SUMIRE(小6)
「趣味っていうか好きな映画とかってある?」
私がそう聞く。イオちゃんは、
「すみっこぐらし。」
と言って私の質問に答えてくれた。私が下に目をやると、小さな石が一つ転がっていた。私はそれを見て、三年前の自分を思い出した。
当時八才だった私は、作文教室に体験で来ていて、不安とはずかしさで目を下にやっていた。そんな私に、話しかけてくれたのは、レイちゃん。学校ではよくしゃべる子なのに、体験の時はいつもこうなってしまう。今では、作文のレッスンにも慣れ作文の友達ともよくしゃべる。
最後に、私からイオちゃんに言っておきたいことがある。今、不安だったり、はずかしかったりしても、少しすると、不安やはずかしさは取れるから焦らない方が良いよ。
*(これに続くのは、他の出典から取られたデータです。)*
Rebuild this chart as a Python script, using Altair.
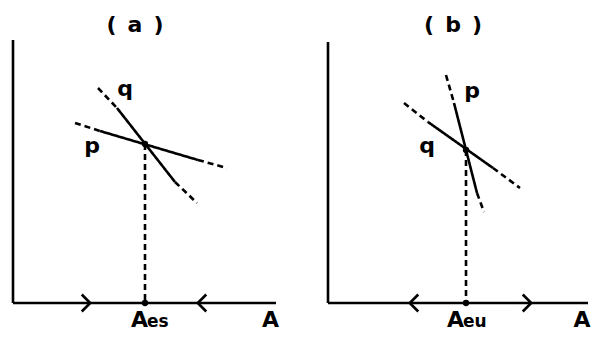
import altair as alt
import pandas as pd

FONT = "DejaVu Sans"

# ---------------- Panel (a) data (origin = axes corner, y up) ----------------
a_title = "(\u2002a\u2002)"
a_title_pos = (122, 271)
a_axis_top = 263
a_axis_right = 263
# curve q: points along line and segment styles
a_q_x = [85, 104, 162, 184]
a_q_y = [215, 195, 121, 100]
a_q_style = ["dashed", "solid", "dashed"]
# curve p
a_p_x = [62, 87, 185, 214]
a_p_y = [180, 172, 143, 135]
a_p_style = ["dashed", "solid", "dashed"]
# equilibrium
a_eq_x = 132
a_eq_y = 159
# arrows on A axis
a_arrow_x = [73, 189]
a_arrow_dir = ["right", "left"]
# curve labels
a_lab_text = ["q", "p"]
a_lab_x = [112, 79]
a_lab_y = [207, 150]
# axis labels
a_eq_label = ("A", "es")
a_eq_label_x = (126.5, 134)
a_axis_label_x = 257.5
a_xdomain = [-5, 287]

# ---------------- Panel (b) data ----------------
b_title = "(\u2002b\u2002)"
b_title_pos = (125, 271)
b_axis_top = 261
b_axis_right = 260
b_p_x = [118, 126, 149, 156]
b_p_y = [228, 200, 110, 91]
b_p_style = ["dashed", "solid", "dashed"]
b_q_x = [76, 100, 165, 192]
b_q_y = [200, 181, 135, 115]
b_q_style = ["dashed", "solid", "dashed"]
b_eq_x = 138
b_eq_y = 153
b_arrow_x = [86, 199]
b_arrow_dir = ["left", "right"]
b_lab_text = ["p", "q"]
b_lab_x = [144, 99]
b_lab_y = [205, 150]
b_eq_label = ("A", "eu")
b_eq_label_x = (127.5, 135)
b_axis_label_x = 254
b_xdomain = [-28, 264]

YDOMAIN = [-29, 295]
LABEL_BASE = -24

RIGHT = "M-0.5,-1L0.5,0L-0.5,1"
LEFT = "M0.5,-1L-0.5,0L0.5,1"


def segs_from(xs, ys, styles):
    rows = []
    for i, s in enumerate(styles):
        rows.append(dict(x=xs[i], y=ys[i], x2=xs[i + 1], y2=ys[i + 1], style=s))
    return rows


def panel(title, title_pos, top, right, c1, c2, eq_x, eq_y, arrow_x, arrow_dir,
          lab_text, lab_x, lab_y, eq_label, eq_label_x, axis_label_x, xdomain, w):
    xs = alt.Scale(domain=xdomain, nice=False, zero=False)
    ys = alt.Scale(domain=YDOMAIN, nice=False, zero=False)
    rows = [
        dict(x=0, y=0, x2=0, y2=top, style="solid"),
        dict(x=0, y=0, x2=right, y2=0, style="solid"),
        dict(x=eq_x, y=eq_y, x2=eq_x, y2=0, style="dashed"),
    ]
    rows += segs_from(*c1)
    rows += segs_from(*c2)
    segs = pd.DataFrame(rows)
    lines = alt.Chart(segs).mark_rule(color="black", strokeWidth=2.6, clip=True).encode(
        x=alt.X("x:Q", scale=xs, axis=None),
        y=alt.Y("y:Q", scale=ys, axis=None),
        x2="x2:Q",
        y2="y2:Q",
        strokeDash=alt.StrokeDash("style:N", scale=alt.Scale(domain=["solid", "dashed"], range=[[1, 0], [6, 4]]), legend=None),
    )
    dots = alt.Chart(pd.DataFrame(dict(x=[eq_x, eq_x], y=[eq_y, 0]))).mark_circle(
        color="black", size=40, opacity=1, clip=True).encode(
        x=alt.X("x:Q", scale=xs), y=alt.Y("y:Q", scale=ys))
    arrows = alt.Chart(pd.DataFrame(dict(x=arrow_x, y=[0] * len(arrow_x), d=arrow_dir))).mark_point(
        filled=False, color="black", strokeWidth=2.6, size=289, opacity=1,
        strokeJoin="miter", clip=True).encode(
        x=alt.X("x:Q", scale=xs), y=alt.Y("y:Q", scale=ys),
        shape=alt.Shape("d:N", scale=alt.Scale(domain=["right", "left"], range=[RIGHT, LEFT]), legend=None))
    labs = alt.Chart(pd.DataFrame(dict(x=lab_x, y=lab_y, t=lab_text))).mark_text(
        font=FONT, fontSize=22, fontWeight="bold", baseline="alphabetic", align="center", color="black",
        clip=True).encode(
        x=alt.X("x:Q", scale=xs), y=alt.Y("y:Q", scale=ys), text="t:N")
    big = alt.Chart(pd.DataFrame(dict(x=[eq_label_x[0], axis_label_x], y=[LABEL_BASE] * 2, t=[eq_label[0], "A"]))).mark_text(
        font=FONT, fontSize=22, fontWeight="bold", baseline="alphabetic", align="center", color="black",
        clip=True).encode(
        x=alt.X("x:Q", scale=xs), y=alt.Y("y:Q", scale=ys), text="t:N")
    sub = alt.Chart(pd.DataFrame(dict(x=[eq_label_x[1]], y=[LABEL_BASE], t=[eq_label[1]]))).mark_text(
        font=FONT, fontSize=17, fontWeight="bold", baseline="alphabetic", align="left", color="black",
        clip=True).encode(
        x=alt.X("x:Q", scale=xs), y=alt.Y("y:Q", scale=ys), text="t:N")
    ttl = alt.Chart(pd.DataFrame(dict(x=[title_pos[0]], y=[title_pos[1]], t=[title]))).mark_text(
        font=FONT, fontSize=22, fontWeight="bold", baseline="alphabetic", align="center", color="black",
        clip=True).encode(
        x=alt.X("x:Q", scale=xs), y=alt.Y("y:Q", scale=ys), text="t:N")
    return alt.layer(lines, dots, arrows, labs, big, sub, ttl).properties(width=w, height=324)


pa = panel(a_title, a_title_pos, a_axis_top, a_axis_right,
           (a_q_x, a_q_y, a_q_style), (a_p_x, a_p_y, a_p_style),
           a_eq_x, a_eq_y, a_arrow_x, a_arrow_dir, a_lab_text, a_lab_x, a_lab_y,
           a_eq_label, a_eq_label_x, a_axis_label_x, a_xdomain, 292)
pb = panel(b_title, b_title_pos, b_axis_top, b_axis_right,
           (b_p_x, b_p_y, b_p_style), (b_q_x, b_q_y, b_q_style),
           b_eq_x, b_eq_y, b_arrow_x, b_arrow_dir, b_lab_text, b_lab_x, b_lab_y,
           b_eq_label, b_eq_label_x, b_axis_label_x, b_xdomain, 292)

chart = alt.hconcat(pa, pb, spacing=0).properties(
    padding=0, background="white"
).configure_view(strokeWidth=0, stroke="transparent")
chart.save("out.html", embed_options={"renderer": "svg", "actions": False})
当塾では、体験授業に初めて参加するお子さんがいる日には、いつも題材探しの散歩に出かけます。その際には先輩達が体験さんに声をかけ、質問するルールになっています。この作文はそんな散歩中の一コマです。
書き手のスミレさんが、体験で参加中のイオさんに声をかけた後、自分の足元に目をやり、その目線の動きから過去の記憶へと思いをはせる流れはとても滑らかで、上手になったなぁと感じました。そしてそれと同じくらい、この作文から伝わってくる優しさに嬉しくなりました。時々、人に対する優しさの大切さを子ども達にどうすれば伝えられるのかと悩んだりするのですが、今回の作文を読んでそれは杞憂だったと知りました。僕などが教えるまでもなく、子どもたちはその優しさをバトンのように繋いでいってくれるのかもしれません。もちろん全ての子ども達がそうだというわけではないかもしれませんが。
誰かが大変そうな時に、自分のことのように感じられる想像力がスミレさんの中で育っていること、そしてその想像力の側に優しさがあることが何よりも嬉しく、この仕事をやっていて良かったなぁと思わせてくれる作文でした。